Speaking of unusual premises, Cocoa Fujiwara's Inu x Boku SS, Vol. 1tells the story of a young woman who comes to live in a very exclusive apartment tower, where each apartment comes with a "secret service" agent -- essentially a private bodyguard. I expect this will turn into a romance eventually, but Ririchiyo starts out here as a sharp-tongued self-hating girl who doesn't want protection.
Puella Magi Oriko Magica, Vol. 2 completes the story of another magical girl, branching off from the main Madoka Magica series to tell its own side-story of Oriko, who needs to kill someone to prevent some kind of vaguely characterized apocalypse. The story is by the Magica Quartet, the group that produced and owned the original animated show, with art by Mura Kuroe.
Triage X, Vol. 4 continues Shouji Sato's story of crime-fighting nurses and copious fanservice -- if you're a fan of Highschool of the Dead, you'll probably want to check out this series as well, since it substitutes battling organized crime for Dead's zombies, but otherwise looks pretty similar.
Speaking of zombies, Is This a Zombie? returns for a sixth volume from Sacchi (with credits to Shinichi Kimura for the original story and Kobuichi and Muririn for character designs. It's still the story of a boy who was killed by a serial killer, resurrected by a necromancer, and accidentally took over the powers (and costume) of a Magical Girl. Expect a lot of fanservice in this one as well.
Yana Toboso's Black Butler is back for a fifteenth volume, this time beginning a story in which our hero and his butler (or is that our hero and his master?) investigate an English boarding school that from which several students have failed to return recently.
And now we're getting into the higher numbers, as with The Melancholy of Haruhi Suzumiya, Vol. 16, by Garu Tsugano and Nagaru Tanigawa. This time out, the SOS Brigade -- the group of secretly supernatural students and their massively perky and enthusiastic (but oblivious) leader, the title character -- investigate an area by the riverbank where dogs refuse to go.
I've lost track of what Pandora Hearts, Vol. 18 is about -- I believe Jun Mochizuki's story started off as one of the many retellings of Alice in Wonderland in vastly modified manga form, but I'm really not sure what it is at this point in its life. Anyone out there want to school us?
And then there's Higurashi When They Cry: Festival Accompanying Arc, Vol. 2 which is the second of eight volumes adapting the story of the ninth of fourteen story arcs from a light novel series based on a video game series about murders in a small Japanese town. (As far as I can tell, each game is about a different version of the same murders.) The story for all of these pieces of Higurashi, including this one, are by Ryukioshi07, and the art on this piece is by Karin Suzuragi. As far as I can tell, each arc should stand alone, but if anyone wants the "beginning," the first arc was Abducted by Demons.
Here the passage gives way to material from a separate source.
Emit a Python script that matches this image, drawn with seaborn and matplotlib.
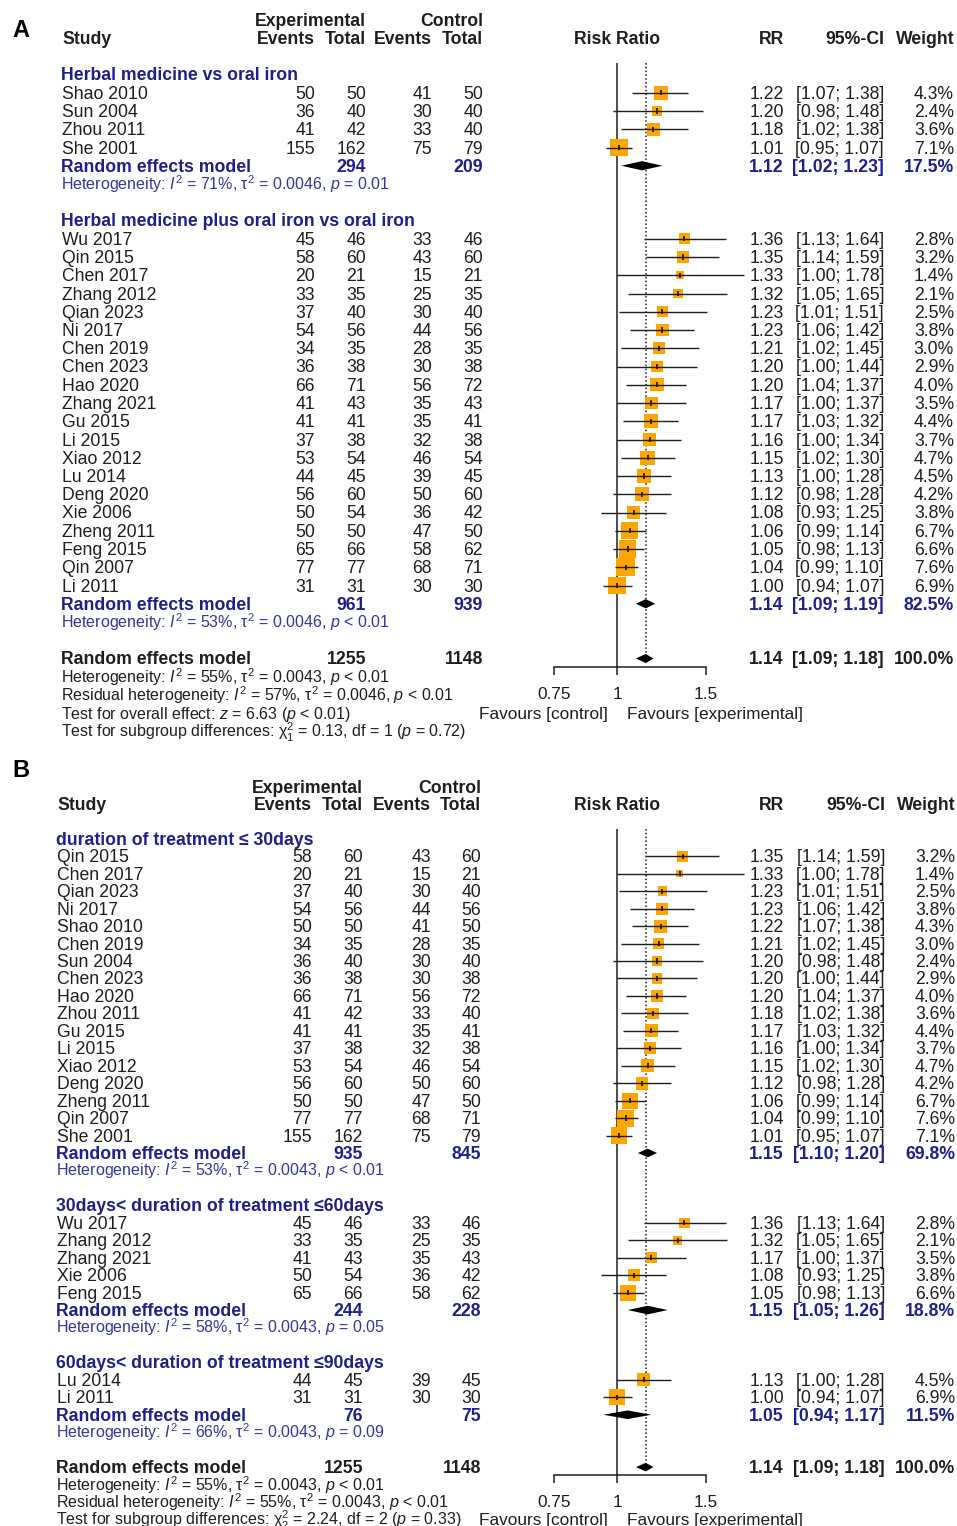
import numpy as np
import pandas as pd
import matplotlib
matplotlib.use("Agg")
import matplotlib.pyplot as plt
import seaborn as sns
from matplotlib.ticker import NullLocator, FixedLocator, FixedFormatter

sns.set_theme(style="white")
plt.rcParams["font.family"] = ["Liberation Sans", "DejaVu Sans"]
plt.rcParams["mathtext.fontset"] = "custom"
plt.rcParams["mathtext.rm"] = "Liberation Sans"
plt.rcParams["mathtext.it"] = "Liberation Sans:italic"
plt.rcParams["mathtext.bf"] = "Liberation Sans:bold"

# ---------------------------------------------------------------- study data
studies = ["Shao 2010", "Sun 2004", "Zhou 2011", "She 2001", "Wu 2017", "Qin 2015",
           "Chen 2017", "Zhang 2012", "Qian 2023", "Ni 2017", "Chen 2019", "Chen 2023",
           "Hao 2020", "Zhang 2021", "Gu 2015", "Li 2015", "Xiao 2012", "Lu 2014",
           "Deng 2020", "Xie 2006", "Zheng 2011", "Feng 2015", "Qin 2007", "Li 2011"]
exp_events = [50, 36, 41, 155, 45, 58, 20, 33, 37, 54, 34, 36, 66, 41, 41, 37, 53, 44, 56, 50, 50, 65, 77, 31]
exp_total = [50, 40, 42, 162, 46, 60, 21, 35, 40, 56, 35, 38, 71, 43, 41, 38, 54, 45, 60, 54, 50, 66, 77, 31]
ctrl_events = [41, 30, 33, 75, 33, 43, 15, 25, 30, 44, 28, 30, 56, 35, 35, 32, 46, 39, 50, 36, 47, 58, 68, 30]
ctrl_total = [50, 40, 40, 79, 46, 60, 21, 35, 40, 56, 35, 38, 72, 43, 41, 38, 54, 45, 60, 42, 50, 62, 71, 30]
rr = [1.22, 1.20, 1.18, 1.01, 1.36, 1.35, 1.33, 1.32, 1.23, 1.23, 1.21, 1.20,
      1.20, 1.17, 1.17, 1.16, 1.15, 1.13, 1.12, 1.08, 1.06, 1.05, 1.04, 1.00]
ci_low = [1.07, 0.98, 1.02, 0.95, 1.13, 1.14, 1.00, 1.05, 1.01, 1.06, 1.02, 1.00,
          1.04, 1.00, 1.03, 1.00, 1.02, 1.00, 0.98, 0.93, 0.99, 0.98, 0.99, 0.94]
ci_high = [1.38, 1.48, 1.38, 1.07, 1.64, 1.59, 1.78, 1.65, 1.51, 1.42, 1.45, 1.44,
           1.37, 1.37, 1.32, 1.34, 1.30, 1.28, 1.28, 1.25, 1.14, 1.13, 1.10, 1.07]
weight = [4.3, 2.4, 3.6, 7.1, 2.8, 3.2, 1.4, 2.1, 2.5, 3.8, 3.0, 2.9,
          4.0, 3.5, 4.4, 3.7, 4.7, 4.5, 4.2, 3.8, 6.7, 6.6, 7.6, 6.9]

# ---------------------------------------------------------------- panel A subgroups
titles_a = ["Herbal medicine vs oral iron", "Herbal medicine plus oral iron vs oral iron"]
members_a = [["Shao 2010", "Sun 2004", "Zhou 2011", "She 2001"],
             ["Wu 2017", "Qin 2015", "Chen 2017", "Zhang 2012", "Qian 2023", "Ni 2017",
              "Chen 2019", "Chen 2023", "Hao 2020", "Zhang 2021", "Gu 2015", "Li 2015",
              "Xiao 2012", "Lu 2014", "Deng 2020", "Xie 2006", "Zheng 2011", "Feng 2015",
              "Qin 2007", "Li 2011"]]
pooled_exp_a = [294, 961]
pooled_ctrl_a = [209, 939]
pooled_rr_a = [1.12, 1.14]
pooled_lo_a = [1.02, 1.09]
pooled_hi_a = [1.23, 1.19]
pooled_w_a = [17.5, 82.5]
het_i2_a = ["71%", "53%"]
het_tau_a = ["0.0046", "0.0046"]
het_p_a = ["= 0.01", "< 0.01"]
footer_a = [r"Heterogeneity: $I^2$ = 55%, $\mathrm{\tau}^2$ = 0.0043, $p$ < 0.01",
            r"Residual heterogeneity: $I^2$ = 57%, $\mathrm{\tau}^2$ = 0.0046, $p$ < 0.01",
            r"Test for overall effect: $z$ = 6.63 ($p$ < 0.01)",
            r"Test for subgroup differences: $\mathrm{\chi}^2_1$ = 0.13, df = 1 ($p$ = 0.72)"]

# ---------------------------------------------------------------- panel B subgroups
titles_b = ["duration of treatment \u2264 30days",
            "30days< duration of treatment \u226460days",
            "60days< duration of treatment \u226490days"]
members_b = [["Qin 2015", "Chen 2017", "Qian 2023", "Ni 2017", "Shao 2010", "Chen 2019",
              "Sun 2004", "Chen 2023", "Hao 2020", "Zhou 2011", "Gu 2015", "Li 2015",
              "Xiao 2012", "Deng 2020", "Zheng 2011", "Qin 2007", "She 2001"],
             ["Wu 2017", "Zhang 2012", "Zhang 2021", "Xie 2006", "Feng 2015"],
             ["Lu 2014", "Li 2011"]]
pooled_exp_b = [935, 244, 76]
pooled_ctrl_b = [845, 228, 75]
pooled_rr_b = [1.15, 1.15, 1.05]
pooled_lo_b = [1.10, 1.05, 0.94]
pooled_hi_b = [1.20, 1.26, 1.17]
pooled_w_b = [69.8, 18.8, 11.5]
het_i2_b = ["53%", "58%", "66%"]
het_tau_b = ["0.0043", "0.0043", "0.0043"]
het_p_b = ["< 0.01", "= 0.05", "= 0.09"]
footer_b = [r"Heterogeneity: $I^2$ = 55%, $\mathrm{\tau}^2$ = 0.0043, $p$ < 0.01",
            r"Residual heterogeneity: $I^2$ = 55%, $\mathrm{\tau}^2$ = 0.0043, $p$ < 0.01",
            r"Test for subgroup differences: $\mathrm{\chi}^2_2$ = 2.24, df = 2 ($p$ = 0.33)"]

# ---------------------------------------------------------------- overall estimate
overall_exp = 1255
overall_ctrl = 1148
overall_rr = 1.14
overall_lo = 1.09
overall_hi = 1.18
overall_w = 100.0

axis_ticks = [0.75, 1, 1.5]
axis_ticklabels = ["0.75", "1", "1.5"]

# ---------------------------------------------------------------- styling
W, H = 957, 1526
FS = 12.7          # table text
FS_SMALL = 11.5    # heterogeneity / test statistics
INK = "#1e1e1e"
NAVY = "#1f1f8a"
HETBLUE = "#35359c"
BOX = "#FFA500"
X_ONE = 617.0      # pixel column of RR = 1
LOG_PX = 219.5     # pixels per unit of ln(RR)
BASE = 6.0         # baseline offset below a row centre

fig = plt.figure(figsize=(W / 100, H / 100), dpi=100)
tx = fig.add_axes([0, 0, 1, 1])
tx.set_xlim(0, W)
tx.set_ylim(H, 0)
tx.axis("off")

idx = {s: i for i, s in enumerate(studies)}


def put(x, y, s, ha="left", bold=False, color=INK, size=FS):
    tx.text(x, y + BASE, s, ha=ha, va="baseline", fontsize=size,
            fontweight="bold" if bold else "normal", color=color)


def panel(letter, letter_y, y0, step, cols, titles, members, p_exp, p_ctrl, p_rr, p_lo, p_hi,
          p_w, i2, tau, pval, footer, box_k, dia_h, line_top):
    name_x, ev_e, to_e, ev_c, to_c, rr_x, ci_x, w_x = cols
    row = lambda r: y0 + r * step

    tx.text(12, letter_y, letter, fontsize=17, fontweight="bold", color="black", va="baseline")
    # column headers
    put(to_e, row(-1), "Experimental", ha="right", bold=True)
    put(to_c, row(-1), "Control", ha="right", bold=True)
    put(name_x, row(0), "Study", bold=True)
    for x, s in [(ev_e, "Events"), (to_e, "Total"), (ev_c, "Events"), (to_c, "Total"),
                 (rr_x, "RR"), (ci_x, "95%-CI"), (w_x, "Weight")]:
        put(x, row(0), s, ha="right", bold=True)
    put(X_ONE, row(0), "Risk Ratio", ha="center", bold=True)

    study_rows, study_ids = [], []
    pooled_rows = []
    r = 2
    for g, title in enumerate(titles):
        put(name_x - 1, row(r), title, bold=True, color=NAVY)
        for j, name in enumerate(members[g]):
            k = idx[name]
            yy = row(r + 1 + j)
            put(name_x, yy, name)
            put(ev_e, yy, f"{exp_events[k]}", ha="right")
            put(to_e, yy, f"{exp_total[k]}", ha="right")
            put(ev_c, yy, f"{ctrl_events[k]}", ha="right")
            put(to_c, yy, f"{ctrl_total[k]}", ha="right")
            put(rr_x, yy, f"{rr[k]:.2f}", ha="right")
            put(ci_x, yy, f"[{ci_low[k]:.2f}; {ci_high[k]:.2f}]", ha="right")
            put(w_x, yy, f"{weight[k]:.1f}%", ha="right")
            study_rows.append(yy)
            study_ids.append(k)
        r += len(members[g]) + 1
        yy = row(r)
        put(name_x - 1, yy, "Random effects model", bold=True, color=NAVY)
        put(to_e, yy, f"{p_exp[g]}", ha="right", bold=True, color=NAVY)
        put(to_c, yy, f"{p_ctrl[g]}", ha="right", bold=True, color=NAVY)
        put(rr_x, yy, f"{p_rr[g]:.2f}", ha="right", bold=True, color=NAVY)
        put(ci_x, yy, f"[{p_lo[g]:.2f}; {p_hi[g]:.2f}]", ha="right", bold=True, color=NAVY)
        put(w_x, yy, f"{p_w[g]:.1f}%", ha="right", bold=True, color=NAVY)
        pooled_rows.append((yy, p_rr[g], p_lo[g], p_hi[g]))
        put(name_x - 1, row(r + 1),
            rf"Heterogeneity: $I^2$ = {i2[g]}, $\mathrm{{\tau}}^2$ = {tau[g]}, $p$ {pval[g]}",
            color=HETBLUE, size=FS_SMALL)
        r += 3
    # overall model
    yo = row(r)
    put(name_x - 1, yo, "Random effects model", bold=True)
    put(to_e, yo, f"{overall_exp}", ha="right", bold=True)
    put(to_c, yo, f"{overall_ctrl}", ha="right", bold=True)
    put(rr_x, yo, f"{overall_rr:.2f}", ha="right", bold=True)
    put(ci_x, yo, f"[{overall_lo:.2f}; {overall_hi:.2f}]", ha="right", bold=True)
    put(w_x, yo, f"{overall_w:.1f}%", ha="right", bold=True)
    pooled_rows.append((yo, overall_rr, overall_lo, overall_hi))
    for i, s in enumerate(footer):
        put(name_x - 1, row(r + 1 + i), s, size=FS_SMALL)
    put(608, row(r + 3), "Favours [control]", ha="right", size=FS - 0.3)
    put(627, row(r + 3), "Favours [experimental]", size=FS - 0.3)

    # ---------------------------------------------------------- forest axes
    axis_y = yo + step * 0.45
    left_px, right_px, top_px = 470.0, 820.0, line_top - 10
    ax = fig.add_axes([left_px / W, 1 - axis_y / H, (right_px - left_px) / W,
                       (axis_y - top_px) / H])
    df = pd.DataFrame({"rr": [rr[k] for k in study_ids], "y": study_rows,
                       "w": [weight[k] for k in study_ids]})
    wmax = 10.0
    area_max = (box_k * np.sqrt(wmax) * 0.72) ** 2
    sns.scatterplot(data=df, x="rr", y="y", size="w", sizes=(0, area_max),
                    size_norm=(0, wmax), marker="s", color=BOX, linewidth=0,
                    legend=False, ax=ax, zorder=2)
    ax.hlines(df["y"], [ci_low[k] for k in study_ids], [ci_high[k] for k in study_ids],
              color=INK, lw=1.0, zorder=3)
    ax.vlines(df["rr"], df["y"] - 2.6, df["y"] + 2.6, color=INK, lw=1.3, zorder=3)
    for yy, est, lo, hi in pooled_rows:
        ax.fill([lo, est, hi, est], [yy, yy - dia_h, yy, yy + dia_h], color="black",
                lw=0, zorder=4)
    ax.vlines(1, line_top, axis_y, color=INK, lw=1.1, zorder=1)
    ax.vlines(overall_rr, line_top, yo - dia_h, color=INK, lw=1.1, ls=(0, (1, 1.5)), zorder=1)

    ax.set_xscale("log")
    ax.set_xlim(np.exp((left_px - X_ONE) / LOG_PX), np.exp((right_px - X_ONE) / LOG_PX))
    ax.set_ylim(axis_y, top_px)
    ax.set_xlabel("")
    ax.set_ylabel("")
    ax.patch.set_alpha(0)
    for s in ["top", "right", "left"]:
        ax.spines[s].set_visible(False)
    ax.spines["bottom"].set_bounds(axis_ticks[0], axis_ticks[-1])
    ax.spines["bottom"].set_color(INK)
    ax.spines["bottom"].set_linewidth(1.1)
    ax.xaxis.set_major_locator(FixedLocator(axis_ticks))
    ax.xaxis.set_major_formatter(FixedFormatter(axis_ticklabels))
    ax.xaxis.set_minor_locator(NullLocator())
    ax.set_yticks([])
    ax.tick_params(axis="x", bottom=True, direction="out", length=5.5, width=1.1,
                   color=INK, labelcolor=INK, labelsize=FS - 0.3, pad=9)
    ax.grid(False)


cols_a = (62, 315, 366, 432, 483, 784, 884, 954)
cols_b = (57, 312, 363, 431, 481, 784, 885, 955)

panel("A", 37, 38.0, 18.25, cols_a, titles_a, members_a, pooled_exp_a, pooled_ctrl_a,
      pooled_rr_a, pooled_lo_a, pooled_hi_a, pooled_w_a, het_i2_a, het_tau_a, het_p_a,
      footer_a, box_k=6.65, dia_h=4.6, line_top=63)
panel("B", 777, 804.0, 17.45, cols_b, titles_b, members_b, pooled_exp_b, pooled_ctrl_b,
      pooled_rr_b, pooled_lo_b, pooled_hi_b, pooled_w_b, het_i2_b, het_tau_b, het_p_b,
      footer_b, box_k=6.2, dia_h=4.3, line_top=829)

fig.savefig("out.png", dpi=100)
Yen also publishes things that aren't exactly manga, as with Miss Peregrine's Home for Peculiar Children: The Graphic Novel, in which Cassandra Jean adapts Ransom Rigg's original illustrated novel. (I reviewed the novel on this blog a couple of years ago, for reference.) Like all of the other Yen Press things I'm listing this week, it's publishing in October.
And last from Yen this month is Shiro Amano: The Artwork of Kingdom Hearts, which is pretty self-explanatory as long as you know what Kingdom Hearts is. (It's a series of adventure games in which a pretty typical JRPG protagonist travels through worlds based on Disney movies -- accompanied by Goofy and Donald -- to save the universes and free Mickey Mouse. According to my older son, it's not nearly as weird as that sounds, and he's enjoyed them a lot.)
Switching gears to a pure SF novel -- just words on a page, the old-fashioned way -- Tor is publishing The Cusanus Game in hardcover on October 15th, a new time-travel novel (from the obligatory damaged and dying near future, to the Middle Ages) from noted German writer Wolfgang Jeschke, translated by Ross Benjamin.
To finish up, I have two more manga volumes, both coming from Vertical this month. First up is Flowers of Evil, Volume 7 by Shuzo Oshimi, continuing the story of two young outcasts in a small town in Japan, and their increasingly dysfunctional and damaging relationship.
And then last is the other Vertical book, Sickness Unto Death, Part 1 by Hikaru Asada and Takahiro Seguchi, the first of two volumes about another odd pair of young people: a college student and budding psychologist rents a room in a supposedly-haunted mansion owned by a woman his own age who has her own problems.